İktidarın gerçek yüzü ortaya çıktı
İkincisi, eylem süreci iktidarın gerçek yüzünü sadece eylemciler bakımından değil, tüm toplum açısından da gösteren bir dönüm noktası oldu. AKP iktidarının emek dostu olmayan yüzü, daha açık görülebildi; yolsuzlukların ve şaibeli özelleştirmelerin birer istisna değil, iktidar partisinin varlık nedeni olduğu anlaşılabildi; iktidarın teslimiyetçi yapısı kendini ele verdi. İktidar ilk kez toplumun geniş kesimlerine maskesiz haliyle görünebildi. Bunu sağlayan TEKEL işçisi bu nedenle hedeflediğinden çok daha büyük bir işi şimdiden başarmış durumdadır. Bu nedenle TEKEL işçisinin eylem kararlılığı, hızlı bilinçlenme süreci her türlü övgünün üzerindedir.

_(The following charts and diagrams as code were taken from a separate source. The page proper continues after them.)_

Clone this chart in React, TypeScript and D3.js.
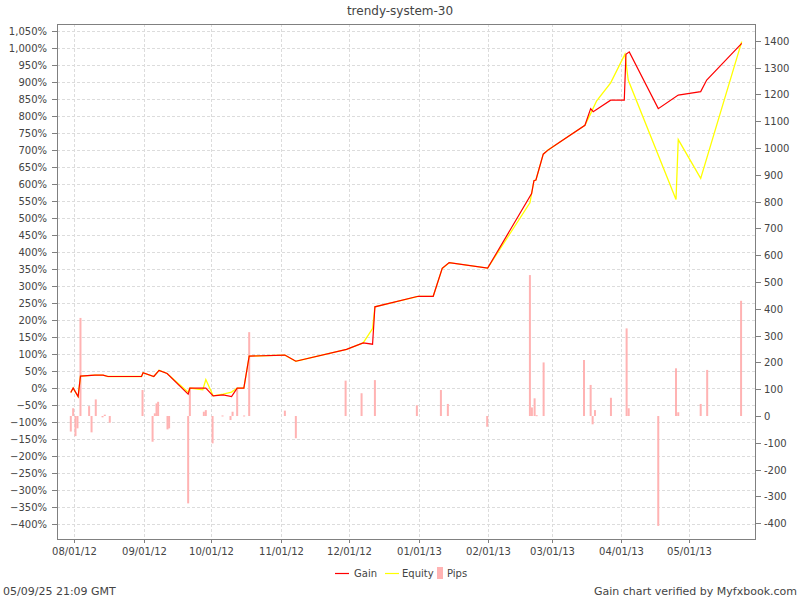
import React from "react";
import * as d3 from "d3";

const parse = d3.utcParse("%Y-%m-%d %H:%M");

const xDomain = ["2012-07-24 13:00", "2013-05-30 18:00"];
const monthTicks = [
  "2012-08-01 00:00", "2012-09-01 00:00", "2012-10-01 00:00", "2012-11-01 00:00", "2012-12-01 00:00",
  "2013-01-01 00:00", "2013-02-01 00:00", "2013-03-01 00:00", "2013-04-01 00:00", "2013-05-01 00:00",
];

const gainDates = [
  "2012-07-30 16:00", "2012-07-31 17:00", "2012-08-02 22:00", "2012-08-03 23:00", "2012-08-10 08:00",
  "2012-08-14 00:00", "2012-08-16 05:00", "2012-08-31 01:00", "2012-08-31 18:00", "2012-09-05 12:00",
  "2012-09-07 20:00", "2012-09-11 10:00", "2012-09-20 18:00", "2012-09-21 12:00", "2012-09-28 14:00",
  "2012-10-01 20:00", "2012-10-06 07:00", "2012-10-10 00:00", "2012-10-12 12:00", "2012-10-15 11:00",
  "2012-10-17 20:00", "2012-11-02 16:00", "2012-11-07 13:00", "2012-11-30 01:00", "2012-12-07 10:00",
  "2012-12-11 14:00", "2012-12-12 15:00", "2012-12-31 20:00", "2013-01-07 12:00", "2013-01-11 12:00",
  "2013-01-14 14:00", "2013-01-31 16:00", "2013-02-20 04:00", "2013-02-21 05:00", "2013-02-22 02:00",
  "2013-02-25 08:00", "2013-02-27 10:00", "2013-03-04 18:00", "2013-03-15 20:00", "2013-03-18 09:00",
  "2013-03-19 12:00", "2013-03-27 06:00", "2013-04-02 07:00", "2013-04-03 01:00", "2013-04-04 12:00",
  "2013-04-17 09:00", "2013-04-26 06:00", "2013-05-06 05:00", "2013-05-08 21:00", "2013-05-24 10:00",
];
const gainValues = [
  -13, 0, -25, 35, 38, 38, 34, 34, 45, 34,
  52, 43, -18, 0, 0, -23, -20, -25, 0, 0,
  94, 97, 79, 114, 133, 129, 239, 270, 270, 352,
  369, 353, 572, 610, 612, 688, 700, 724, 773, 822,
  813, 847, 847, 982, 989, 822, 862, 872, 906, 1014,
];

const equityDates = [
  "2012-07-30 16:00", "2012-07-31 17:00", "2012-08-02 22:00", "2012-08-03 23:00", "2012-08-10 08:00",
  "2012-08-14 00:00", "2012-08-16 05:00", "2012-08-31 01:00", "2012-08-31 18:00", "2012-09-05 12:00",
  "2012-09-07 20:00", "2012-09-11 10:00", "2012-09-20 18:00", "2012-09-21 12:00", "2012-09-27 06:00",
  "2012-09-28 14:00", "2012-10-01 20:00", "2012-10-06 07:00", "2012-10-10 00:00", "2012-10-12 12:00",
  "2012-10-15 11:00", "2012-10-17 20:00", "2012-11-02 16:00", "2012-11-07 13:00", "2012-11-30 01:00",
  "2012-12-07 10:00", "2012-12-11 14:00", "2012-12-12 15:00", "2012-12-31 20:00", "2013-01-07 12:00",
  "2013-01-11 12:00", "2013-01-14 14:00", "2013-01-31 16:00", "2013-02-19 10:00", "2013-02-21 05:00",
  "2013-02-22 02:00", "2013-02-25 08:00", "2013-02-27 10:00", "2013-03-04 18:00", "2013-03-15 20:00",
  "2013-03-18 01:00", "2013-03-21 01:00", "2013-03-27 06:00", "2013-04-02 14:00", "2013-04-04 01:00",
  "2013-04-25 06:00", "2013-04-26 06:00", "2013-05-06 05:00", "2013-05-24 10:00",
];
const equityValues = [
  -13, 0, -25, 35, 38, 38, 34, 34, 45, 34,
  52, 43, -12, 0, -5, 25, -23, -18, -12, 0,
  0, 94, 97, 79, 114, 133, 175, 239, 270, 270,
  352, 369, 353, 545, 610, 612, 688, 700, 724, 773,
  803, 845, 898, 982, 906, 555, 731, 617, 1019,
];

const pipDates = [
  "2012-07-30 16:00", "2012-07-31 17:00", "2012-08-01 18:00", "2012-08-02 15:00", "2012-08-03 23:00",
  "2012-08-07 19:00", "2012-08-08 21:00", "2012-08-10 18:00", "2012-08-13 18:00", "2012-08-14 18:00",
  "2012-08-16 23:00", "2012-08-31 12:00", "2012-09-04 23:00", "2012-09-05 23:00", "2012-09-06 17:00",
  "2012-09-07 10:00", "2012-09-11 14:00", "2012-09-12 07:00", "2012-09-20 18:00", "2012-09-21 12:00",
  "2012-09-27 17:00", "2012-09-28 14:00", "2012-10-01 14:00", "2012-10-06 00:00", "2012-10-09 13:00",
  "2012-10-10 11:00", "2012-10-12 12:00", "2012-10-15 14:00", "2012-10-17 20:00", "2012-11-02 16:00",
  "2012-11-07 13:00", "2012-11-29 15:00", "2012-12-06 17:00", "2012-12-12 15:00", "2012-12-31 06:00",
  "2013-01-10 22:00", "2013-01-14 00:00", "2013-01-31 11:00", "2013-02-19 10:00", "2013-02-20 07:00",
  "2013-02-21 12:00", "2013-02-22 10:00", "2013-02-25 12:00", "2013-03-15 10:00", "2013-03-18 09:00",
  "2013-03-19 06:00", "2013-03-20 07:00", "2013-03-27 09:00", "2013-04-03 08:00", "2013-04-04 06:00",
  "2013-04-17 09:00", "2013-04-25 06:00", "2013-04-26 06:00", "2013-05-06 05:00", "2013-05-09 02:00",
  "2013-05-24 03:00",
];
const pipValues = [
  -58, 29, -75, -46, 366,
  37, -61, 62, -5, 5,
  -25, 97, -96, 10, 47,
  53, -50, -46, -326, 103,
  16, 22, -102, 2, -15,
  16, 103, 2, 313, 20,
  -83, 132, 85, 134, 40,
  97, 45, -40, 526, 32,
  66, 3, 200, 209, 116,
  -31, 22, 68, 327, 29,
  -410, 178, 14, 45, 172,
  430,
];

const gainTicks = d3.range(-400, 1051, 50);
const pipTicks = d3.range(-400, 1401, 100);

const title = "trendy-system-30";
const footerLeft = "05/09/25 21:09 GMT";
const footerRight = "Gain chart verified by Myfxbook.com";
const legendLabels = ["Gain", "Equity", "Pips"];

const W = 800, H = 600;
const L = 57, R = 756, T = 24, B = 539;
const FONT = "DejaVu Sans, sans-serif";
const TEXT = "#444";
const AXIS = "#808080";

export default function App() {
  const x = d3.scaleUtc().domain(xDomain.map((s) => parse(s) as Date)).range([L, R]);
  const yL = d3.scaleLinear().domain([-444, 1071]).range([B, T]);
  const yR = d3.scaleLinear().domain([-459, 1463]).range([B, T]);

  const gain = gainDates.map((d, i) => [parse(d) as Date, gainValues[i]] as [Date, number]);
  const equity = equityDates.map((d, i) => [parse(d) as Date, equityValues[i]] as [Date, number]);
  const pips = pipDates.map((d, i) => ({ d: parse(d) as Date, v: pipValues[i] }));
  const ticks = monthTicks.map((s) => parse(s) as Date);
  const fmt = d3.utcFormat("%m/%d/%y");
  const pctFmt = (v: number) => d3.format(",")(v) + "%";

  const line = d3
    .line<[Date, number]>()
    .x((p) => x(p[0]))
    .y((p) => yL(p[1]));

  return (
    <svg width={W} height={H} style={{ position: "absolute", left: 0, top: 0, background: "#fff" }} fontFamily={FONT}>
      <rect x={0} y={0} width={W} height={H} fill="#fff" />
      <text x={400} y={15} textAnchor="middle" fontSize={12} fill={TEXT}>{title}</text>

      {/* grid */}
      <g stroke="#dcdcdc" strokeDasharray="3,2" strokeWidth={1}>
        {gainTicks.map((t) => (
          <line key={"h" + t} x1={L} x2={R} y1={Math.round(yL(t)) + 0.5} y2={Math.round(yL(t)) + 0.5} />
        ))}
        {ticks.map((t, i) => (
          <line key={"v" + i} x1={Math.round(x(t)) + 0.5} x2={Math.round(x(t)) + 0.5} y1={T} y2={B} />
        ))}
      </g>

      {/* pips bars */}
      <g fill="#ffb3b3">
        {pips.map((p, i) => {
          const y0 = yR(0), y1 = yR(p.v);
          return <rect key={i} x={x(p.d) - 1} width={2} y={Math.min(y0, y1)} height={Math.max(1, Math.abs(y1 - y0))} />;
        })}
      </g>

      <path d={line(equity) || ""} fill="none" stroke="#ffff00" strokeWidth={1.3} />
      <path d={line(gain) || ""} fill="none" stroke="#ff0000" strokeWidth={1.2} />

      {/* frame */}
      <rect x={L + 0.5} y={T + 0.5} width={R - L - 1} height={B - T} fill="none" stroke={AXIS} strokeWidth={1} />

      {/* axes */}
      <g fontSize={10} fill={TEXT}>
        {gainTicks.map((t) => {
          const yy = Math.round(yL(t)) + 0.5;
          return (
            <g key={"l" + t}>
              <line x1={L - 5} x2={L} y1={yy} y2={yy} stroke={AXIS} />
              <text x={L - 10} y={yy} dy="0.35em" textAnchor="end">{pctFmt(t)}</text>
            </g>
          );
        })}
        {pipTicks.map((t) => {
          const yy = Math.round(yR(t)) + 0.5;
          return (
            <g key={"r" + t}>
              <line x1={R} x2={R + 5} y1={yy} y2={yy} stroke={AXIS} />
              <text x={R + 8} y={yy} dy="0.35em" textAnchor="start">{t}</text>
            </g>
          );
        })}
        {ticks.map((t, i) => {
          const xx = Math.round(x(t)) + 0.5;
          return (
            <g key={"x" + i}>
              <line x1={xx} x2={xx} y1={B} y2={B + 4} stroke={AXIS} />
              <text x={xx} y={B + 16} textAnchor="middle">{fmt(t)}</text>
            </g>
          );
        })}
      </g>

      {/* legend */}
      <g fontSize={10} fill={TEXT}>
        <line x1={335} x2={349} y1={573.5} y2={573.5} stroke="#ff0000" strokeWidth={1.2} />
        <text x={354} y={577}>{legendLabels[0]}</text>
        <line x1={385} x2={399} y1={573.5} y2={573.5} stroke="#ffff00" strokeWidth={1.2} />
        <text x={402} y={577}>{legendLabels[1]}</text>
        <rect x={437} y={567} width={6} height={12} fill="#ffb3b3" />
        <text x={447} y={577}>{legendLabels[2]}</text>
      </g>

      <text x={3} y={595} fontSize={11} fill={TEXT}>{footerLeft}</text>
      <text x={797} y={595} fontSize={11} fill={TEXT} textAnchor="end">{footerRight}</text>
    </svg>
  );
}
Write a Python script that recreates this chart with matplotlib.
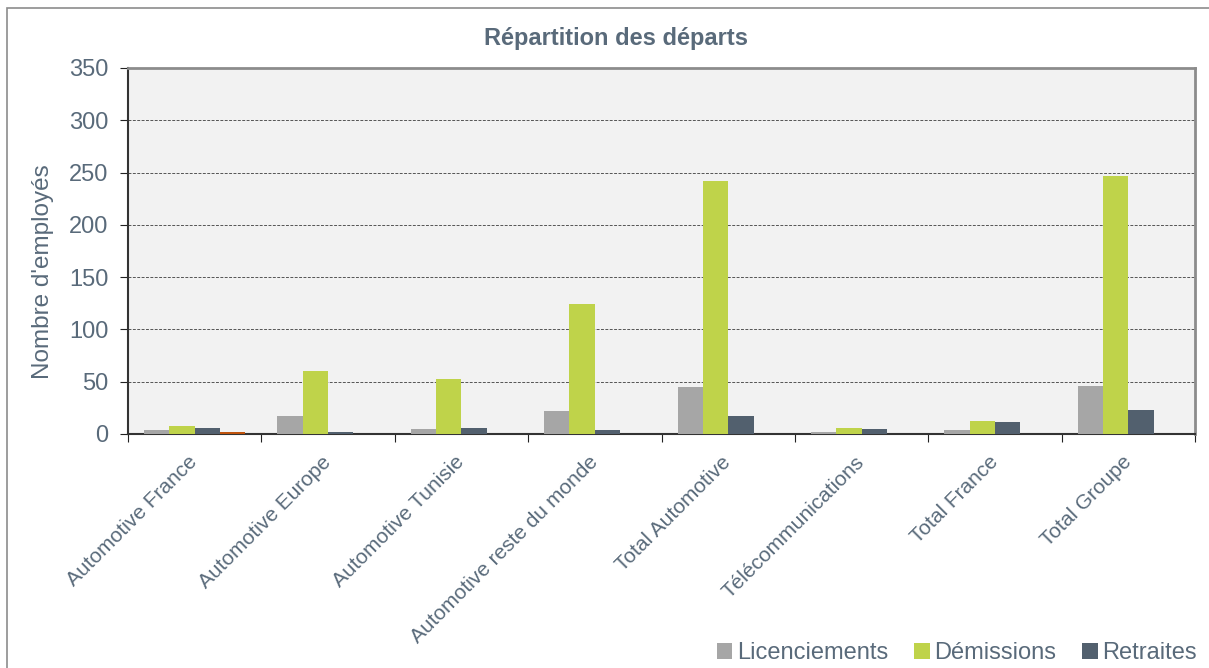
import matplotlib
matplotlib.use("Agg")
import matplotlib.pyplot as plt
import numpy as np
from matplotlib.patches import Rectangle

categories = ["Automotive France", "Automotive Europe", "Automotive Tunisie",
              "Automotive reste du monde", "Total Automotive", "Télécommunications",
              "Total France", "Total Groupe"]
licenciements = [4, 17, 5, 22, 45, 2, 4, 46]
demissions = [8, 60, 53, 124, 242, 6, 12, 247]
retraites = [6, 2, 6, 4, 17, 5, 11, 23]
autres = [1.5, None, None, None, None, None, None, None]
series_names = ["Licenciements", "Démissions", "Retraites"]
yticks = [0, 50, 100, 150, 200, 250, 300, 350]

plt.rcParams['font.family'] = ['Liberation Sans', 'DejaVu Sans']
txt = '#596A7A'

fig = plt.figure(figsize=(12.09, 6.68), dpi=100)
# outer frame (cropped on right / bottom)
fig.patches.append(Rectangle((7/1209, -0.1), 1.2, (1 - 8/668) + 0.1, transform=fig.transFigure,
                             fill=False, edgecolor='#8C8C8C', linewidth=1.2))

ax = fig.add_axes([128/1209, 1 - 434/668, (1195 - 128)/1209, (434 - 68)/668])
ax.set_facecolor('#F2F2F2')

x = np.arange(len(categories))
w = 0.19
cols = ['#A6A6A6', '#BFD34A', '#52606E', '#C0540E']
data = [licenciements, demissions, retraites, autres]
labels = series_names + ['_nolegend_']
for i, (vals, c, lab) in enumerate(zip(data, cols, labels)):
    v = np.array([np.nan if a is None else a for a in vals], dtype=float)
    ax.bar(x + (i - 1.5) * w, v, width=w, color=c, label=lab, zorder=3,
           edgecolor='none')

ax.set_xlim(-0.5, len(categories) - 0.5)
ax.set_ylim(0, 350)
ax.set_yticks(yticks)
ax.set_yticklabels([str(v) for v in yticks], fontsize=17, color=txt)
ax.yaxis.grid(False)
for yv in [50, 100, 150, 200, 250, 300]:
    ax.axhline(yv, linestyle=(0, (3, 1.5)), color='#555555', linewidth=0.7, zorder=1)

ax.set_xticks(np.arange(len(categories) + 1) - 0.5, minor=False)
ax.set_xticklabels([])
ax.set_xticks(x, minor=True)
ax.set_xticklabels(categories, minor=True, rotation=45, ha='right', va='center',
                   rotation_mode='anchor', fontsize=15, color=txt)
ax.tick_params(axis='x', which='minor', length=0, pad=18)
ax.tick_params(axis='x', which='major', length=6, direction='out', color='#222222')
ax.tick_params(axis='y', which='major', length=6, direction='out', color='#222222', pad=8)

for s in ['left', 'bottom']:
    ax.spines[s].set_color('#333333')
    ax.spines[s].set_linewidth(1.5)
for s in ['top', 'right']:
    ax.spines[s].set_color('#8C8C8C')
    ax.spines[s].set_linewidth(2)

ax.set_ylabel("Nombre d'employés", fontsize=17.5, color=txt)
ax.yaxis.set_label_coords(-0.069, 0.443)

fig.text(0.5 + 11/1209, 1 - 38/668, "Répartition des départs", ha='center', va='center',
         fontsize=17, fontweight='bold', color=txt)

handles, labs = ax.get_legend_handles_labels()
fig.legend(handles[:3], labs[:3], loc='lower right', bbox_to_anchor=(1197/1209, 4/668),
           ncol=3, frameon=False, fontsize=17, handlelength=0.65, handleheight=0.65,
           handletextpad=0.2, columnspacing=1.1, labelcolor=txt,
           borderpad=0, borderaxespad=0)

fig.savefig("out.png", dpi=100)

Amaç 4/C mağdurlarını arttırmak
Üçüncüsü, iktidarın bu konudaki inadının aslında 4/C kapsamını bugünkü 20 binler düzeyinden 120 binler düzeyine çıkarmak niyetiyle bağlantılı olduğu, bunun da yeni özelleştirmelerle bir arada gideceği daha iyi anlaşılmıştır. Bu nedenle iktidar, Kızılay’daki direnişin tansiyonunu düşürmek bakımından lehine çalışan Danıştay kararına bile “Verdiğimiz 30 günlük süre yerindedir” gerekçesiyle itiraz edebilmiştir. Çünkü uygulamayı genişletme niyetinin tartışılır olmasına ve bu süreçte emeğin herhangi bir mevzi kazanmasına tahammülü yoktur. Ama tam da bu nedenle, 4/C kapsamındakilerin sürekli işçi veya memur kadrolarına geçirilmesi mücadelesi önceliklidir. (Bu amaçla verilmiş kanun teklifimiz 1.5 aydır TBMM’de beklemektedir). Siyasi-sendikal tepkinin bugün mutlaka 4/C’nin kaldırılması ve bu kapsamdakilerin derhal güvenceli statülere geçirilmesi üzerinde birleşmesi şarttır.